===== RECORDED DATA

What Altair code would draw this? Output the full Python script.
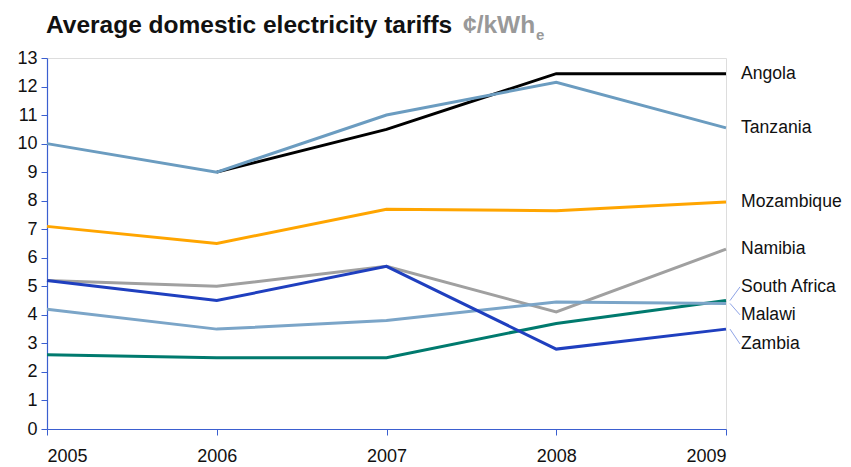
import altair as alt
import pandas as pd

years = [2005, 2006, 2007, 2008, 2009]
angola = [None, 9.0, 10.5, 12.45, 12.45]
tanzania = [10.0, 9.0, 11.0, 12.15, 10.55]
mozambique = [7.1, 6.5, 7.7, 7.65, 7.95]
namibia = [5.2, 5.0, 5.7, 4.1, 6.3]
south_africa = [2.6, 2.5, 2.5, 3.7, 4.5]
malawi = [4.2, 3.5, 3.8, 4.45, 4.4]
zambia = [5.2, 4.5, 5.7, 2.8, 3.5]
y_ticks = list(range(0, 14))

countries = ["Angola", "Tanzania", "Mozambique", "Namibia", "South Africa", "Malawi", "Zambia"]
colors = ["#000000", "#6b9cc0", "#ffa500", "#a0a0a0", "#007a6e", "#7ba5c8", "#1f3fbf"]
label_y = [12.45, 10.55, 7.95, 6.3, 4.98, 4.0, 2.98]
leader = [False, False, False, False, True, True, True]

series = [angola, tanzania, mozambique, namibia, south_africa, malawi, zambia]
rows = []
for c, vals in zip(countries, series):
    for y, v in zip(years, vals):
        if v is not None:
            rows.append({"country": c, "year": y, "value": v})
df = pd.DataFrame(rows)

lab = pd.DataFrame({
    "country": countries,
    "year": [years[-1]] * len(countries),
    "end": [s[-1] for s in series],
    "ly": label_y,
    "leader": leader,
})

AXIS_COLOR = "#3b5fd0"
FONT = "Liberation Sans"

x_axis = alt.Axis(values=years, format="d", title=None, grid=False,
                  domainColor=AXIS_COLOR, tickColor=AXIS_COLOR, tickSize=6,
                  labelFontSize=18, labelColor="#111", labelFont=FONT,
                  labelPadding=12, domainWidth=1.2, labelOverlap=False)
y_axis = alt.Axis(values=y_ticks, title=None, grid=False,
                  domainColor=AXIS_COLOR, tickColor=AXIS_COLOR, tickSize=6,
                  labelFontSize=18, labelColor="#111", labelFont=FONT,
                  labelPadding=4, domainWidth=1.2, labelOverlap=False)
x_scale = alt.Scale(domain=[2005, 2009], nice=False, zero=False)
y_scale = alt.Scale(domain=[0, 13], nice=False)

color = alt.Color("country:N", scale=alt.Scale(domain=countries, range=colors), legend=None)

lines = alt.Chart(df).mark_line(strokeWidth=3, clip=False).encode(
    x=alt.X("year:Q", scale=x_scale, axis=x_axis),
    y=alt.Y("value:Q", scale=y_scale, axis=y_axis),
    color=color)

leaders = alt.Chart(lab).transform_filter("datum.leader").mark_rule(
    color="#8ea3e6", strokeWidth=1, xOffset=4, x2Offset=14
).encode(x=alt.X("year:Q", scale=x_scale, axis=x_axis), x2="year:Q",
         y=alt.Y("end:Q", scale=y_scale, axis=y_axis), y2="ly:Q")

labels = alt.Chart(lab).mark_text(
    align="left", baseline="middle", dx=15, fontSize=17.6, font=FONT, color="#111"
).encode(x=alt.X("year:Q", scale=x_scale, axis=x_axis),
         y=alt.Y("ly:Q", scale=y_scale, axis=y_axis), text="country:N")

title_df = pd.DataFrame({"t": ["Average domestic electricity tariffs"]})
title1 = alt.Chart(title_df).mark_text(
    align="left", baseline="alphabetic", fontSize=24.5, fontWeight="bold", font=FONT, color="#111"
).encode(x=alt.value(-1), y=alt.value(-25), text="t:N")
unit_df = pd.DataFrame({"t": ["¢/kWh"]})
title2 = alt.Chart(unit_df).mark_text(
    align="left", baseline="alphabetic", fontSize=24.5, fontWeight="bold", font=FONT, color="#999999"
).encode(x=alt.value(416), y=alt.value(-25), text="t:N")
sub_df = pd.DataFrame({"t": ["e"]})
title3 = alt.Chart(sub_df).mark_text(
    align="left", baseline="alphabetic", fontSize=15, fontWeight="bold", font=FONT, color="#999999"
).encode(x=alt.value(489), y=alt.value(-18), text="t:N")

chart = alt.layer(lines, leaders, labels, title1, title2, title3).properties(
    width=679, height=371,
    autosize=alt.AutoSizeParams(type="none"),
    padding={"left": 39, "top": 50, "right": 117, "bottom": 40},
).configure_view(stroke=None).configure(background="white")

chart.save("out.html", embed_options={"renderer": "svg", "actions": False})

==========

**EXERCISE DIRECTIONS**
From the opening line of the listing above through the line bearing "import pandas as pd", repeat each line exactly. Drop every picture.

**FULL SOLUTION**
What Altair code would draw this? Output the full Python script.
import altair as alt
import pandas as pd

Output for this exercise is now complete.